INFO Failed to access to https://centernet.fredhutch.org/cn/e/contrib/2022/10/computational-biology-seminar-series---dr--alquiraishi-mohammed-/_jcr_content/eventdetails/attachment/file.res/CBP Seminar Flyer - Dr. Mohammed AlQuirashi .pdf; The url may not be valid: https://centernet.fredhutch.org/cn/e/contrib/2022/10/computational-biology-seminar-series---dr--alquiraishi-mohammed-/_jcr_content/eventdetails/attachment/file.res/CBP Seminar Flyer - Dr.

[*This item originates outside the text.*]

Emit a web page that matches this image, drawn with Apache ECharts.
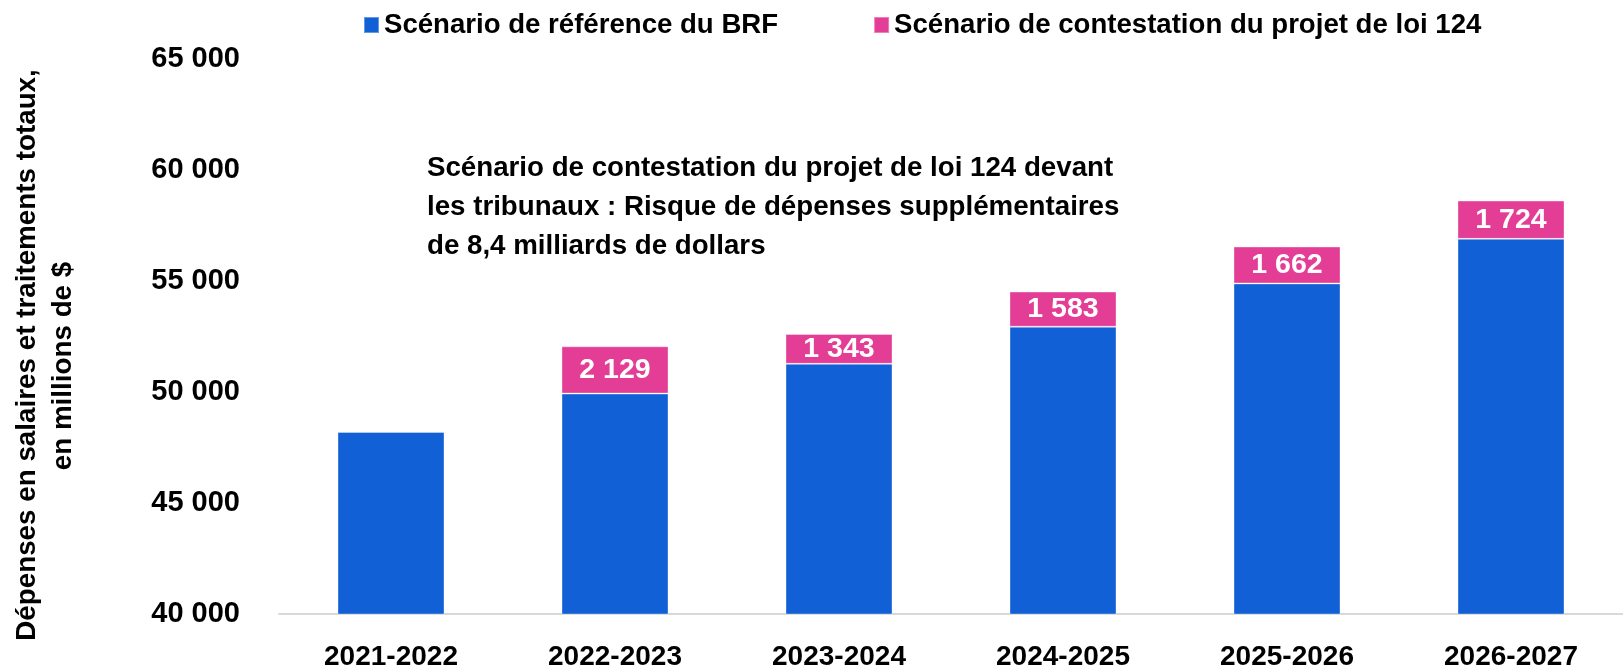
<!DOCTYPE html>
<html>
<head>
<meta charset="utf-8">
<script src="https://cdn.jsdelivr.net/npm/echarts@6/dist/echarts.min.js"></script>
<style>
  html, body { margin: 0; padding: 0; background: #fff; }
  #chart { width: 1623px; height: 671px; }
</style>
</head>
<body>
<div id="chart"></div>
<script>
// données du graphique
var categories = ['2021-2022', '2022-2023', '2023-2024', '2024-2025', '2025-2026', '2026-2027'];
var scenarioBRF = [48200, 49930, 51270, 52940, 54890, 56900];
var scenarioContestation = [null, 2129, 1343, 1583, 1662, 1724];
var yTicks = { min: 40000, max: 65000, interval: 5000 };

var seriesNames = ['Scénario de référence du BRF', 'Scénario de contestation du projet de loi 124'];
var FONT = "'Liberation Sans', Arial, sans-serif";

// 48200 -> "48 200"
function fmtEspace(v) {
    return String(Math.round(v)).replace(/\B(?=(\d{3})+(?!\d))/g, ' ');
}

var chart = echarts.init(document.getElementById('chart'));

var option = {
    animation: false,
    textStyle: { fontFamily: FONT },
    legend: {
        data: seriesNames,
        left: 363,
        top: 11,
        padding: 0,
        itemWidth: 15,
        itemHeight: 16,
        itemGap: 95,
        icon: 'rect',
        textStyle: { fontFamily: FONT, fontWeight: 'bold', fontSize: 27.6, color: '#000' }
    },
    grid: { left: 279, top: 59, width: 1354, height: 559, containLabel: false },
    xAxis: {
        type: 'category',
        data: categories,
        axisLine: { lineStyle: { color: '#d9d9d9', width: 2 } },
        axisTick: { show: false },
        axisLabel: { fontFamily: FONT, fontWeight: 'bold', fontSize: 28, color: '#000', margin: 29 }
    },
    yAxis: {
        type: 'value',
        min: yTicks.min,
        max: yTicks.max,
        interval: yTicks.interval,
        splitLine: { show: false },
        axisLine: { show: false },
        axisTick: { show: false },
        axisLabel: {
            fontFamily: FONT, fontWeight: 'bold', fontSize: 29, color: '#000', margin: 39,
            formatter: fmtEspace
        }
    },
    graphic: [
        {
            // titre de l'axe Y, ligne 1
            type: 'text',
            x: 27, y: 355,
            rotation: Math.PI / 2,
            style: {
                text: 'Dépenses en salaires et traitements totaux,',
                font: 'bold 27.8px ' + FONT,
                fill: '#000',
                align: 'center',
                verticalAlign: 'middle'
            }
        },
        {
            // titre de l'axe Y, ligne 2
            type: 'text',
            x: 63, y: 366,
            rotation: Math.PI / 2,
            style: {
                text: 'en millions de $',
                font: 'bold 27.8px ' + FONT,
                fill: '#000',
                align: 'center',
                verticalAlign: 'middle'
            }
        },
        {
            type: 'text',
            x: 427,
            y: 149,
            style: {
                text: 'Scénario de contestation du projet de loi 124 devant\nles tribunaux : Risque de dépenses supplémentaires\nde 8,4 milliards de dollars',
                font: 'bold 27.7px ' + FONT,
                fill: '#000',
                lineHeight: 39
            }
        }
    ],
    series: [
        {
            name: seriesNames[0],
            type: 'bar',
            stack: 'total',
            barWidth: 107,
            data: scenarioBRF,
            itemStyle: { color: '#1160D6', borderColor: 'rgba(255,255,255,0.35)', borderWidth: 1 }
        },
        {
            name: seriesNames[1],
            type: 'bar',
            stack: 'total',
            barWidth: 107,
            data: scenarioContestation,
            itemStyle: { color: '#E33D96', borderColor: 'rgba(255,255,255,0.35)', borderWidth: 1 },
            label: {
                show: true,
                position: 'inside',
                color: '#fff',
                fontFamily: FONT,
                fontWeight: 'bold',
                fontSize: 28.5,
                formatter: function (p) { return fmtEspace(p.value); }
            }
        }
    ]
};

chart.setOption(option);
</script>
</body>
</html>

Mohammed AlQuirashi .pdf;
Full disclaimer: If you paste those URLs into the browser’s URL bar, you prob won’t be able to access since those pages are only accessible within my org’s VPN. The fess server is also inside my org’s VPN so it can access those pages just fine.
BUT, as you can see, the HTML page is:
https://centernet.fredhutch.org/cn/e/contrib/2022/10/computational-biology-seminar-series---dr--alquiraishi-mohammed-.html
.
In this page there’s an attachment file URL with space. My server’s backend DID actually encoded the URLs with space with character “%20”:
https://centernet.fredhutch.org/content/centernet/en/e/contrib/2022/11/oncologic-emergencies--part-2/_jcr_content/eventdetails/attachment/file.res/Oncologic%20Emergencies%20Part%202-%20Drechsler%20flyer.pdf
I don’t know why it got decoded when the crawler crawl those files. Any idea why?